Early-stage founders are looking to raise money, would often choose between Simple Agreements for Future Equity (SAFEs) or convertible notes. Although they are similar in some respects, SAFEs have some distinctive characteristics that every founder should be aware of.
In this article we discussed some of the Key features of SAFEs.
What is a SAFE?
A SAFE is an investment instrument that converts the holder’s value into equity of the issuer upon certain triggering events. SAFEs were designed to be simpler, and an easier way for founders and investors to align quickly on an investment.
SAFEs are popular in early-stage financings because they allow companies to raise money and investors to invest money without having to value the company before either party knows how much the company is worth.
Background (How it started and the issue the SAFE was designed to address)
Startup accelerator Y Combinator first released SAFEs in 2013 as an alternative to convertible notes, which are more investor-friendly in some respects. At the time the industry had much liquidity and founders found themselves with an unusual amount of bargaining power over financing terms.
Rather than being bogged down with the negotiated terms of a Note, the Y Combinator came up with an idea to create a short agreement that companies and investors could use that stripped away the debt-like features of convertible notes such as maturity date and accruing interest, thereby simplifying early-stage financings for startups.
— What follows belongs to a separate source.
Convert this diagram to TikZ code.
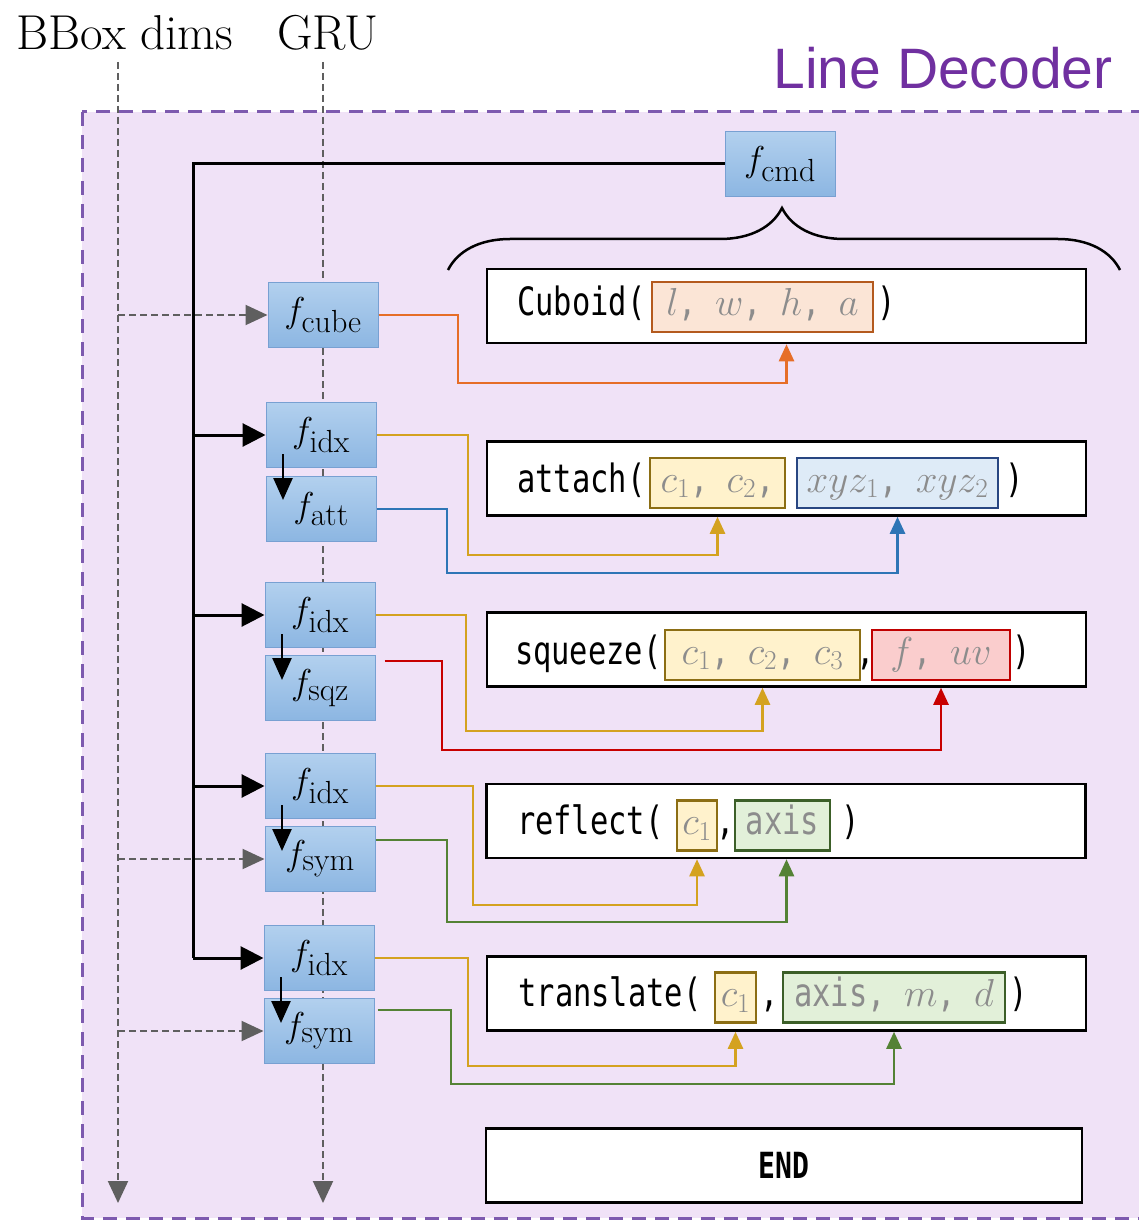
\RequirePackage{fix-cm}
\documentclass[tikz,border=0pt]{standalone}
\usepackage{fontspec}
\setsansfont{Liberation Sans}
\newfontfamily\codefont[FakeStretch=0.78]{DejaVu Sans Mono}
\usetikzlibrary{arrows.meta, positioning, calc, decorations.pathreplacing}

\definecolor{framefill}{RGB}{240,226,247}
\definecolor{framedash}{RGB}{125,90,175}
\definecolor{titlepurple}{RGB}{112,48,160}
\definecolor{dimgray}{RGB}{95,95,95}
\definecolor{fntop}{RGB}{178,208,238}
\definecolor{fnbot}{RGB}{140,182,226}
\definecolor{fnedge}{RGB}{120,160,210}
\definecolor{argtext}{RGB}{140,140,140}
\definecolor{cubfill}{RGB}{251,229,214}
\definecolor{cubedge}{RGB}{180,90,30}
\definecolor{cubline}{RGB}{230,110,40}
\definecolor{idxfill}{RGB}{255,242,204}
\definecolor{idxedge}{RGB}{140,110,20}
\definecolor{idxline}{RGB}{212,162,32}
\definecolor{attfill}{RGB}{222,235,247}
\definecolor{attedge}{RGB}{40,70,130}
\definecolor{attline}{RGB}{46,117,182}
\definecolor{sqzfill}{RGB}{250,205,205}
\definecolor{sqzedge}{RGB}{192,0,0}
\definecolor{sqzline}{RGB}{200,0,0}
\definecolor{symfill}{RGB}{226,240,217}
\definecolor{symedge}{RGB}{60,95,40}
\definecolor{symline}{RGB}{84,130,53}

% f with a full-size roman subscript
\newcommand{\fsub}[1]{$f_{\hbox{\fontsize{32}{34}\selectfont #1}}$}

\tikzset{
    decoframe/.style={draw=framedash, fill=framefill, line width=3pt, dash pattern=on 14pt off 9pt},
    decotitle/.style={text=titlepurple, inner sep=0pt, font=\sffamily\fontsize{57}{60}\selectfont},
    toplabel/.style={inner sep=0pt, font=\fontsize{49}{54}\selectfont},
    dims/.style={draw=dimgray, line width=2pt, dash pattern=on 7pt off 4pt, -{Triangle[width=20pt,length=22pt]}},
    fblock/.style={draw=fnedge, line width=1pt, top color=fntop, bottom color=fnbot, minimum width=110pt, minimum height=65pt, inner sep=0pt, font=\fontsize{36}{40}\selectfont},
    trunk/.style={line width=3pt},
    hop/.style={line width=3pt, -{Triangle[width=23pt,length=23pt]}},
    drop/.style={line width=2.5pt, -{Triangle[width=19pt,length=22pt]}},
    callbox/.style={draw=black, line width=2.5pt, fill=white, minimum width=599pt, minimum height=74pt, inner sep=0pt},
    callname/.style={inner sep=0pt, text height=27pt, text depth=9pt, font=\codefont\fontsize{39}{44}\selectfont},
    argbox/.style={line width=2.5pt, minimum height=50pt, inner sep=0pt, text height=27pt, text depth=9pt, text=argtext, font=\codefont\fontsize{39}{44}\selectfont},
    feed/.style={line width=2.5pt, -{Triangle[width=15pt,length=17pt]}},
    cmdbrace/.style={line width=2.5pt, decorate, decoration={brace, amplitude=62pt, aspect=0.497}},
}

\begin{document}
\begin{tikzpicture}[x=1pt, y=-1pt]
    \useasboundingbox (0,0) rectangle (1138,1222);
    \draw[decoframe] (82,112) rectangle (1175,1218);

    % inputs
    \node[decotitle] (decoder) at (943,68) {Line Decoder};
    \node[toplabel] (bbox) at (125,33) {BBox dims};
    \node[toplabel] (gru) at (328,33) {GRU};
    \coordinate (bboxTop) at (118,62);
    \coordinate (bboxEnd) at (118,1203);
    \coordinate (gruTop) at (323,62);
    \coordinate (gruEnd) at (323,1203);
    \draw[dims] (bboxTop) -- (bboxEnd);
    \draw[dims] (gruTop) -- (gruEnd);

    % decoder blocks
    \node[fblock] (fcmd) at (780,164) {\fsub{cmd}};
    \node[fblock] (fcube) at (323,315) {\fsub{cube}};
    \node[fblock] (fidxA) at (321,435) {\fsub{idx}};
    \node[fblock] (fatt) at (321,509) {\fsub{att}};
    \node[fblock] (fidxB) at (320,615) {\fsub{idx}};
    \node[fblock] (fsqz) at (320,688) {\fsub{sqz}};
    \node[fblock] (fidxC) at (320,786) {\fsub{idx}};
    \node[fblock] (fsymA) at (320,859) {\fsub{sym}};
    \node[fblock] (fidxD) at (319,958) {\fsub{idx}};
    \node[fblock] (fsymB) at (319,1031) {\fsub{sym}};

    \draw[dims] (bboxTop |- fcube.west) -- (fcube.west);
    \draw[dims] (bboxTop |- fsymA.west) -- (fsymA.west);
    \draw[dims] (bboxTop |- fsymB.west) -- (fsymB.west);

    \coordinate (trunk) at (193,0);
    \draw[trunk] (fcmd.west) -| (trunk |- fidxD.west);
    \foreach \n in {fidxA, fidxB, fidxC, fidxD}
        \draw[hop] (trunk |- \n.west) -- (\n.west);
    \foreach \n in {fidxA, fidxB, fidxC, fidxD}
        \draw[drop] ($(\n)+(-38,19)$) -- ($(\n)+(-38,65)$);

    % calls
    \draw[cmdbrace] (448,270) -- (1120,270);
    \node[callbox] (cuboid) at (786.5,306) {};
    \node[callbox] (attach) at (786.5,478.5) {};
    \node[callbox] (squeeze) at (786.5,649.5) {};
    \node[callbox] (reflect) at (786,821) {};
    \node[callbox] (translate) at (786.5,993.5) {};
    \node[callbox, minimum width=596pt, font=\codefont\bfseries\fontsize{36}{40}\selectfont] (finish) at (784,1165.5) {END};

    \node[argbox, draw=cubedge, fill=cubfill, minimum width=221pt] (cubA) at (762.5,307) {$l$, $w$, $h$, $a$};
    \node[callname, left=5pt of cubA] {Cuboid(};
    \node[callname, right=3pt of cubA] {)};

    \node[argbox, draw=idxedge, fill=idxfill, minimum width=135pt] (attA) at (717.5,483) {$c_1$, $c_2$,};
    \node[argbox, draw=attedge, fill=attfill, minimum width=201pt] (attB) at (897.5,483) {$xyz_1$, $xyz_2$};
    \node[callname, left=3pt of attA] {attach(};
    \node[callname, right=6pt of attB] {)};

    \node[argbox, draw=idxedge, fill=idxfill, minimum width=195pt] (sqzA) at (762.5,655) {$c_1$, $c_2$, $c_3$};
    \node[argbox, draw=sqzedge, fill=sqzfill, minimum width=138pt] (sqzB) at (941,655) {$f$, $uv$};
    \node[callname, left=2pt of sqzA] {squeeze(};
    \node[callname, right=1pt of sqzB] {)};
    \node[callname] at ($(sqzA.east)!0.5!(sqzB.west)$) {,};

    \node[argbox, draw=idxedge, fill=idxfill, minimum width=40pt] (refA) at (697,825.5) {$c_1$};
    \node[argbox, draw=symedge, fill=symfill, minimum width=95pt] (refB) at (782.5,825.5) {axis};
    \node[callname, left=12pt of refA] {reflect(};
    \node[callname, right=10pt of refB] {)};
    \node[callname] at ($(refA.east)!0.5!(refB.west)$) {,};

    \node[argbox, draw=idxedge, fill=idxfill, minimum width=41pt] (trnA) at (735.5,997.5) {$c_1$};
    \node[argbox, draw=symedge, fill=symfill, minimum width=222pt] (trnB) at (894,997.5) {axis, $m$, $d$};
    \node[callname, left=12pt of trnA] {translate(};
    \node[callname, right=3pt of trnB] {)};
    \node[callname] at ($(trnA.east)!0.5!(trnB.west)$) {,};

    % outputs into arguments
    \draw[feed, cubline] (fcube.east) -| (458,383) -| ([xshift=24pt]cubA.south |- cuboid.south);
    \draw[feed, idxline] (fidxA.east) -| (468,555) -| (attA.south |- attach.south);
    \draw[feed, attline] (fatt.east) -| (447,573) -| (attB.south |- attach.south);
    \draw[feed, idxline] (fidxB.east) -| (466,731) -| (sqzA.south |- squeeze.south);
    \draw[feed, sqzline] ($(fsqz.east)+(9,-27)$) -| (442,750) -| (sqzB.south |- squeeze.south);
    \draw[feed, idxline] (fidxC.east) -| (473,905) -| (refA.south |- reflect.south);
    \draw[feed, symline] ($(fsymA.east)+(0,-19)$) -| (447,922) -| ([xshift=4pt]refB.south |- reflect.south);
    \draw[feed, idxline] (fidxD.east) -| (468,1066) -| (trnA.south |- translate.south);
    \draw[feed, symline] ($(fsymB.east)+(3,-21)$) -| (451,1084) -| (trnB.south |- translate.south);
\end{tikzpicture}
\end{document}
SAFEs became widely popular, and in 2018, Y Combinator released a modified version of the SAFE, called the “post-money” SAFE (in contrast to the original “pre-money” SAFEs).
Pre-Money vs. Post-Money SAFE
The difference between the Pre-Money and Post-Money SAFE is that with a Pre-Money SAFE, the conversion into equity does not include the conversion of the SAFEs in its calculation.
Consequently, a Post-Money SAFE does include the conversion of the SAFEs in the equity calculation. The money put into a company through SAFE investments is used to determine SAFE holder ownership. Because each SAFE’s conversion calculation is independent of each other SAFE, the Post-Money SAFE provides greater clarity as to how much of the company any given investor will ultimately own.
Key Features of SAFEs:
- Conversion. SAFEs convert into shares of the issuer’s stock upon a “triggering or conversion event,” which is usually the company’s first priced financing round, which could be a Series Seed or Series A financing. At the time of such financing, the SAFE will convert into equity of the issuer after taking into account any early-stage incentives (i.e., caps or discounts) relative to the price paid by the new (priced round) investors.
- Discount Rate. This is a form of incentive for early-stage investors. SAFEs often include a discount rate (often between 10-25%) by which the price per share that the SAFE converts into is discounted compared to the price the priced round investors are paying. For example, if the Series A price per share is $1.00 per share, the SAFE investors with a discount rate of 20% will convert their investment into stock at $0.80 per share.
- Valuation Cap. Also, as a form of incentive, the valuation cap defines the maximum valuation at which a SAFE converts, effectively creating a floor for the SAFE holder’s conversion.
- SAFEs can have both a valuation cap and a discount rate. In such a situation, the SAFE investor only converts under the provision that results in the greatest discount for the investor. They do not get to take advantage of both the discount and the valuation cap.
- Most Favored Nation (MFN). This version of the SAFE provides that if future SAFE investors receive better terms (e.g. lower valuation caps or larger discounts), the MFN SAFE holders have the option of receiving those same terms.
- Pro Rata Rights. The Pre-Money SAFE contemplates a pro-rata rights agreement which gives the investor a right to purchase its pro-rata share of securities sold after the equity financing (to the extent the investor doesn’t receive that right under the equity financing documents), while the Post-Money does not.
What Happens to a SAFE if there is no Conversion Event?
If a company fails to secure future equity financing or get acquired, then an investor’s SAFE will never convert into equity. The SAFE holder will be entitled to a repayment in a dissolution of the company, although it’s likely there won’t be meaningful assets left to pay the SAFE holder in that circumstance.